A year or two ago, I had a chunky piece of product news to announce, but no budget. No problem I thought, I’ve got all these modern comms assets to play with.

So announce it I did – big bang style – sending the news simultaneously to the website, news wires, the forum, facebook, the press office blog, Twitter etc.

I thought I’d been terribly modern and efficient, but the story got nowhere. It was summed up when the blogger relations guy called me, pretty out of sorts.

I just called up one of our key targets saying ‘I’ve got something for you’ and he told me ‘yeah, I know, I just saw it in my facebook  inbox’. It’s old news isn’t it?’

Big lesson. Just because you have multiple comms routes to market doesn’t mean you should use them all at once.

Sequence matters. Think of PR as a fireworks display. You don’t set them all off at once. The impact is much greater if you build up to a crescendo.
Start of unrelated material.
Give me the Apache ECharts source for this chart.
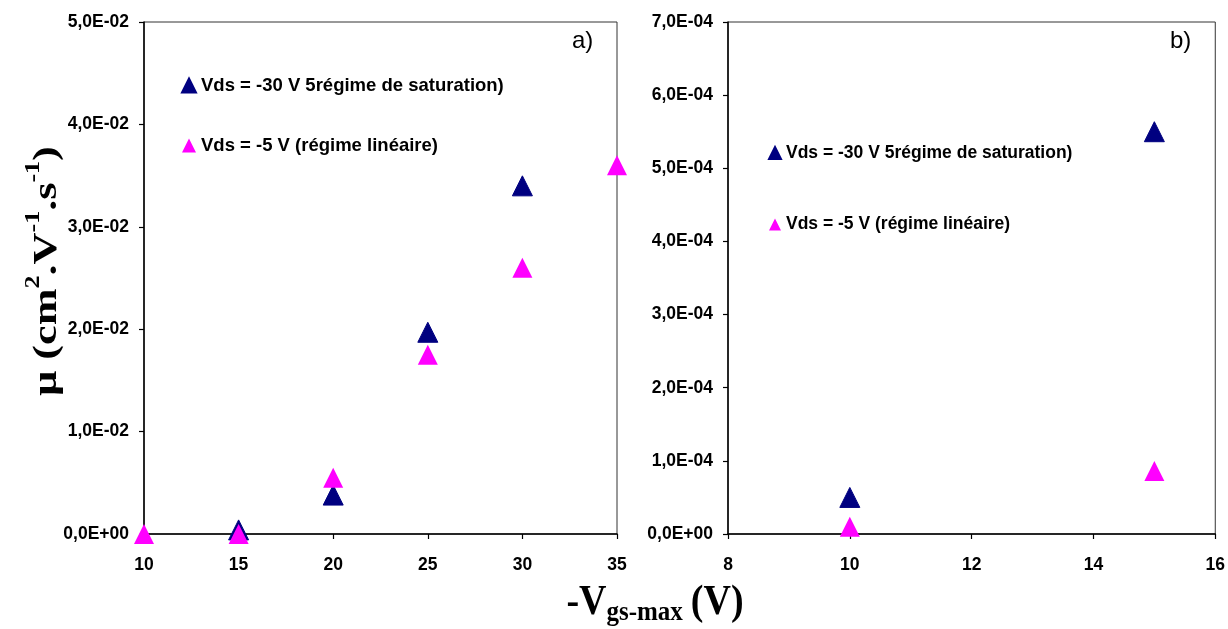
<!DOCTYPE html>
<html>
<head>
<meta charset="utf-8">
<script src="https://cdn.jsdelivr.net/npm/echarts@6/dist/echarts.min.js"></script>
<style>
  html, body { margin: 0; padding: 0; background: #fff; }
  #chart { width: 1228px; height: 629px; }
</style>
</head>
<body>
<div id="chart"></div>
<script>
// Series names
var nameSat = 'Vds = -30 V 5régime de saturation)';
var nameLin = 'Vds = -5 V (régime linéaire)';

// Panel a) : mobility vs -Vgs-max
var vgsSatA = [15, 20, 25, 30];
var muSatA  = [0.0004, 0.0038, 0.0197, 0.034];
var vgsLinA = [10, 15, 20, 25, 30, 35];
var muLinA  = [0, 0, 0.0055, 0.0175, 0.026, 0.036];

// Panel b)
var vgsSatB = [10, 15];
var muSatB  = [0.00005, 0.00055];
var vgsLinB = [10, 15];
var muLinB  = [0.00001, 0.000086];

// Panel labels
var panelLabels = ['a)', 'b)'];

function pairs(xs, ys) { return xs.map(function (x, i) { return [x, ys[i]]; }); }

// Tick label like "1,0E-02"
function sci(v) {
  if (Math.abs(v) < 1e-15) return '0,0E+00';
  var s = v.toExponential(1).split('e');
  var e = parseInt(s[1], 10);
  var sign = e < 0 ? '-' : '+';
  var ea = Math.abs(e);
  return s[0].replace('.', ',') + 'E' + sign + (ea < 10 ? '0' + ea : ea);
}

var SANS = '"Liberation Sans", Arial, sans-serif';
var SERIF = '"Liberation Serif", "Times New Roman", serif';
var BLUE = '#000080';
var PINK = '#ff00ff';

var axisLine = { show: true, onZero: false, lineStyle: { color: '#000', width: 1.5 } };
var axisTick = { show: true, inside: false, length: 5, lineStyle: { color: '#000', width: 1.2 } };
var tickLabel = { color: '#000', fontFamily: SANS, fontWeight: 'bold', fontSize: 17.5 };

function xAxis(idx, min, max, interval) {
  return {
    type: 'value', gridIndex: idx, min: min, max: max, interval: interval,
    axisLine: axisLine, axisTick: axisTick, splitLine: { show: false },
    axisLabel: Object.assign({ margin: 22 }, tickLabel)
  };
}
function yAxis(idx, min, max, interval) {
  return {
    type: 'value', gridIndex: idx, min: min, max: max, interval: interval,
    axisLine: axisLine, axisTick: axisTick, splitLine: { show: false },
    axisLabel: Object.assign({ margin: 15, formatter: sci }, tickLabel)
  };
}
function scatter(name, idx, data, color) {
  return {
    name: name, type: 'scatter', xAxisIndex: idx, yAxisIndex: idx,
    data: data, symbol: 'triangle', symbolSize: [20, 20], clip: false,
    itemStyle: { color: color, borderColor: color === BLUE ? BLUE : 'transparent', borderWidth: color === BLUE ? 1 : 0, opacity: 1 },
    emphasis: { disabled: true }, z: color === PINK ? 3 : 2
  };
}
function legend(left, top, gap, size, icon) {
  return {
    data: [nameSat, nameLin], left: left, top: top, orient: 'vertical',
    itemGap: gap, itemWidth: icon, itemHeight: icon, icon: 'triangle', selectedMode: false,
    textStyle: { color: '#000', fontFamily: SANS, fontWeight: 'bold', fontSize: size }
  };
}

var chart = echarts.init(document.getElementById('chart'), null, { renderer: 'canvas' });
chart.setOption({
  backgroundColor: '#fff',
  animation: false,
  color: [BLUE, PINK],
  legend: [legend(176, 71, 41, 18.5, 14), legend(763, 139, 53.5, 17.5, 12)],
  grid: [
    { left: 144, top: 22, width: 473, height: 512, show: true, borderColor: '#333', borderWidth: 1 },
    { left: 728, top: 22, width: 489, height: 512, show: true, borderColor: '#333', borderWidth: 1 }
  ],
  xAxis: [xAxis(0, 10, 35, 5), xAxis(1, 8, 16, 2)],
  yAxis: [yAxis(0, 0, 0.05, 0.01), yAxis(1, 0, 0.0007, 0.0001)],
  series: [
    scatter(nameSat, 0, pairs(vgsSatA, muSatA), BLUE),
    scatter(nameLin, 0, pairs(vgsLinA, muLinA), PINK),
    scatter(nameSat, 1, pairs(vgsSatB, muSatB), BLUE),
    scatter(nameLin, 1, pairs(vgsLinB, muLinB), PINK)
  ],
  graphic: [
    { type: 'text', left: 572, top: 29, style: { text: panelLabels[0], font: '24px ' + SANS, fill: '#000' } },
    { type: 'text', left: 1170, top: 29, style: { text: panelLabels[1], font: '24px ' + SANS, fill: '#000' } },
    {
      // rotated axis title, stretched along its length
      type: 'text', x: 44, y: 271, rotation: Math.PI / 2, scaleX: 1.3, scaleY: 1,
      style: {
        text: '{m|μ (cm}{s|2}{m|.V}{s|-1}{m|.s}{s|-1}{m|)}',
        align: 'center', verticalAlign: 'middle',
        rich: {
          m: { fontFamily: SERIF, fontWeight: 'bold', fontSize: 34, lineHeight: 40, verticalAlign: 'bottom', fill: '#000' },
          s: { fontFamily: SERIF, fontWeight: 'bold', fontSize: 20, lineHeight: 40, verticalAlign: 'top', padding: [0, 0, 14, 0], fill: '#000' }
        }
      }
    },
    {
      type: 'text', x: 655, y: 603, scaleX: 1, scaleY: 1.12,
      style: {
        text: '{m|-V}{s|gs-max}{p|(V)}',
        align: 'center', verticalAlign: 'middle',
        rich: {
          m: { fontFamily: SERIF, fontWeight: 'bold', fontSize: 38, lineHeight: 44, fill: '#000' },
          p: { fontFamily: SERIF, fontWeight: 'bold', fontSize: 38, lineHeight: 44, padding: [0, 0, 0, 8], fill: '#000' },
          s: { fontFamily: SERIF, fontWeight: 'bold', fontSize: 25, lineHeight: 44, padding: [18, 0, 0, 0], fill: '#000' }
        }
      }
    }
  ]
});
</script>
</body>
</html>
Start with this release order and adapt from there:

  1. Inform internal stakeholders
    Key staff and shareholders should know first – especially customer service people
  2. Leak to bloggers
    Bloggers won’t write positive stuff if they don’t get to break it, so leak news to them and give them exclusive details/pictures.
  3. Tell passionate customers first
    Anyone following your brand on Twitter, contributing to your forum, being a fan on facebook or subscribing to your email should be the first to officially know. These people care about your brand. Critically, you should give them material they can share – eg, embeddable videos, pictures they can link to or exclusive offers.
  4. Mass anounce to journalists, visitors and previous customers
    This is when it’s actually public. Such is the pace of the web that this phase can follow just hours later.
  5. Post-launch management
    Reputation/news management in the days following the announcement is an intrinsic part of the launch task. Use social tools to monitor the conversation and respond to as many positive/negative comments as you can. In the first 24 hours, the prevailing opinion on your announcement will coalesce and you want it to settle down in your favour.